EDUCATION, DEVELOPMENT AND MODERNITY THEORY
Another dimension from which the relationship between education and development was
vigorously examined and explicated during the 1960s was in the social psychological and
sociological formulations of modernity theory. Modernity theorists argued that modernization is essentially a social-psychological process through which a country becomes modern only after its population has adopted modern attitudes, values and beliefs. They tried to show that there were causal links between modernizing institutions, modern values, modern behaviour, modern society and economic development. They maintained that the creation of modern values can be planned. Particular social institutions like the school, the family, the media and the workplace were identified as being of extreme importance in the emergence of modem values. However, most modernity theorists placed considerable emphasis on education because the school was perceived as a major agent in producing the skilled manpower and the modem
attitudes and values necessary for the existence of a modern society.
In the early post—World War II era, approximately twenty societies were regarded as highly modernized and roughly another ten to twenty were depicted as having passed a threshold on the path to modernization.
Definitions of modernized varied. Some noted structural features, such as levels of education, urbanization, use of inanimate sources of energy, and fertility. Others pointed to attitudes, such as secularization, achievement orientation, functional specificity in formal organizations, and acceptance of equality in relationships. Conscious of the ethnocentric nature of many earlier explanations for growth in national power and income, social scientists in the 1950s and 1960s generally omitted cultural traits associated closely with Western history from definitions of modernity. Yet, given the rhetoric of the Cold War and a preoccupation with democracy in U.S. national identity, political institutions became a central factor in many definitions.

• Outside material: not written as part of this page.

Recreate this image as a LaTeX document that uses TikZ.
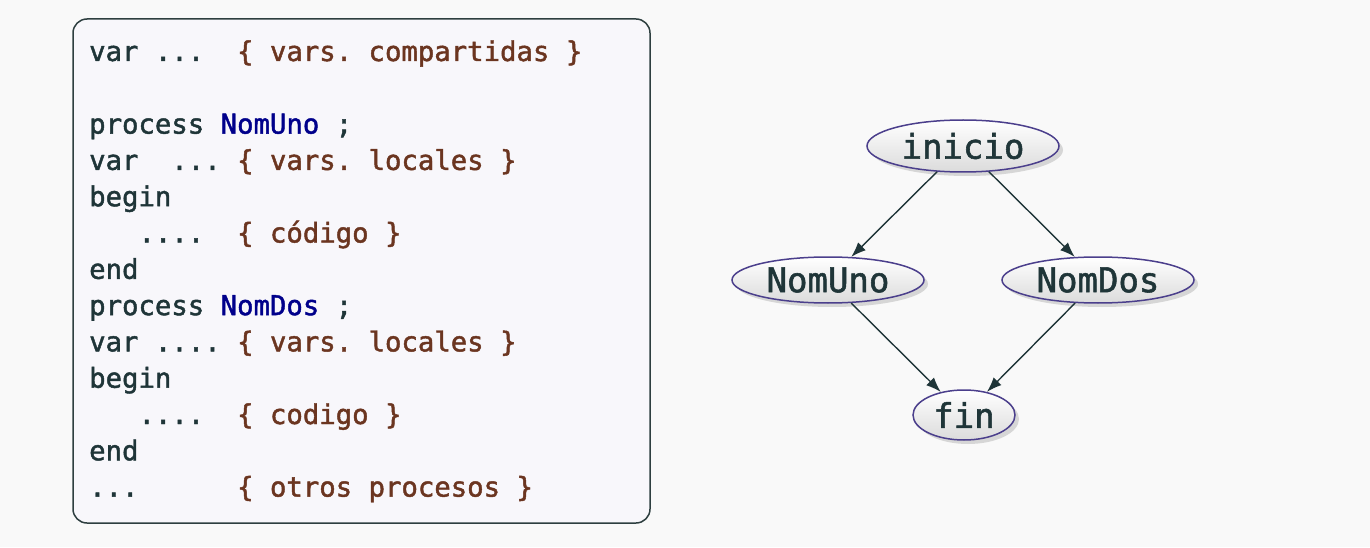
\documentclass[tikz,border=0pt]{standalone}
\usepackage{fontspec}
\usetikzlibrary{shapes.geometric,shadows,arrows.meta}
\newfontfamily\codefont{DejaVu Sans Mono}[FakeBold=1.6]
\definecolor{bgc}{HTML}{F9F9F9}
\definecolor{boxfill}{HTML}{F8F7FB}
\definecolor{boxline}{HTML}{2E3F40}
\definecolor{codec}{HTML}{1F3538}
\definecolor{commc}{HTML}{6B3520}
\definecolor{namec}{HTML}{00008B}
\definecolor{ellc}{HTML}{4B3F8C}
\newcommand\cmt[1]{\textcolor{commc}{#1}}
\newcommand\nm[1]{\textcolor{namec}{#1}}
\begin{document}
\begin{tikzpicture}[x=1pt,y=1pt,
  codeline/.style={anchor=base west,inner sep=0pt,text=codec,
    font=\codefont\fontsize{27.3}{34}\selectfont},
  gnode/.style={ellipse,draw=ellc,line width=1.5pt,inner sep=0pt,
    top color=white,bottom color=gray!28,text=codec,
    font=\codefont\fontsize{34}{40}\selectfont,
    drop shadow={shadow xshift=4pt,shadow yshift=-4pt,fill=black!25,opacity=0.6}},
  garrow/.style={draw=codec,line width=1.4pt,-{Latex[length=15pt,width=11pt]}}]
\useasboundingbox[fill=bgc] (0,0) rectangle (1370,547);
\draw[boxline,fill=boxfill,line width=1.5pt,rounded corners=14pt] (73,24) rectangle (650,528);
% code lines (baseline y = 547 - (61 + k*36.3))
\node[codeline] (l1) at (89,486) {var\ ...\ \ \cmt{\{\ vars.\ compartidas\ \}}};
\node[codeline] (l3) at (89,413.4) {process\ \nm{NomUno}\ ;};
\node[codeline] (l4) at (89,377.1) {var\ \ ...\ \cmt{\{\ vars.\ locales\ \}}};
\node[codeline] (l5) at (89,340.8) {begin};
\node[codeline] (l6) at (89,304.5) {\ \ \ ....\ \ \cmt{\{\ código\ \}}};
\node[codeline] (l7) at (89,268.2) {end};
\node[codeline] (l8) at (89,231.9) {process\ \nm{NomDos}\ ;};
\node[codeline] (l9) at (89,195.6) {var\ ....\ \cmt{\{\ vars.\ locales\ \}}};
\node[codeline] (l10) at (89,159.3) {begin};
\node[codeline] (l11) at (89,123) {\ \ \ ....\ \ \cmt{\{\ codigo\ \}}};
\node[codeline] (l12) at (89,86.7) {end};
\node[codeline] (l13) at (89,50.4) {...\ \ \ \ \ \ \cmt{\{\ otros\ procesos\ \}}};
% graph
\node[gnode,minimum width=192pt,minimum height=52pt] (inicio) at (963,401) {inicio};
\node[gnode,minimum width=192pt,minimum height=46pt] (uno) at (828,267) {NomUno};
\node[gnode,minimum width=192pt,minimum height=46pt] (dos) at (1098,267) {NomDos};
\node[gnode,minimum width=102pt,minimum height=50pt] (fin) at (964,132) {fin};
\draw[garrow] (inicio) -- (uno);
\draw[garrow] (inicio) -- (dos);
\draw[garrow] (uno) -- (fin);
\draw[garrow] (dos) -- (fin);
\end{tikzpicture}
\end{document}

The theory of modernization normally consists of three parts: (1) identification of types of societies, and explanation of how those designated as modernized or relatively modernized differ from others; (2) specification of how societies become modernized, comparing factors that are more or less conducive to transformation; and (3) generalizations about how the parts of a modernized society fit together, involving comparisons of stages of modernization and types of modernized societies with clarity about prospects for further modernization. Actually, reasoning about all of these issues predated postwar theory. From the Industrial Revolution, there were recurrent arguments that a different type of society had been created, that other societies were either to be left permanently behind or to find a way to achieve a similar transformation, and that not all modernizing societies had equal success in sustaining the process due to differences in economic, political, and other institutions. In the middle of the 1950s, these themes acquired new social science and political casting with the claim of increased rigor in analysis.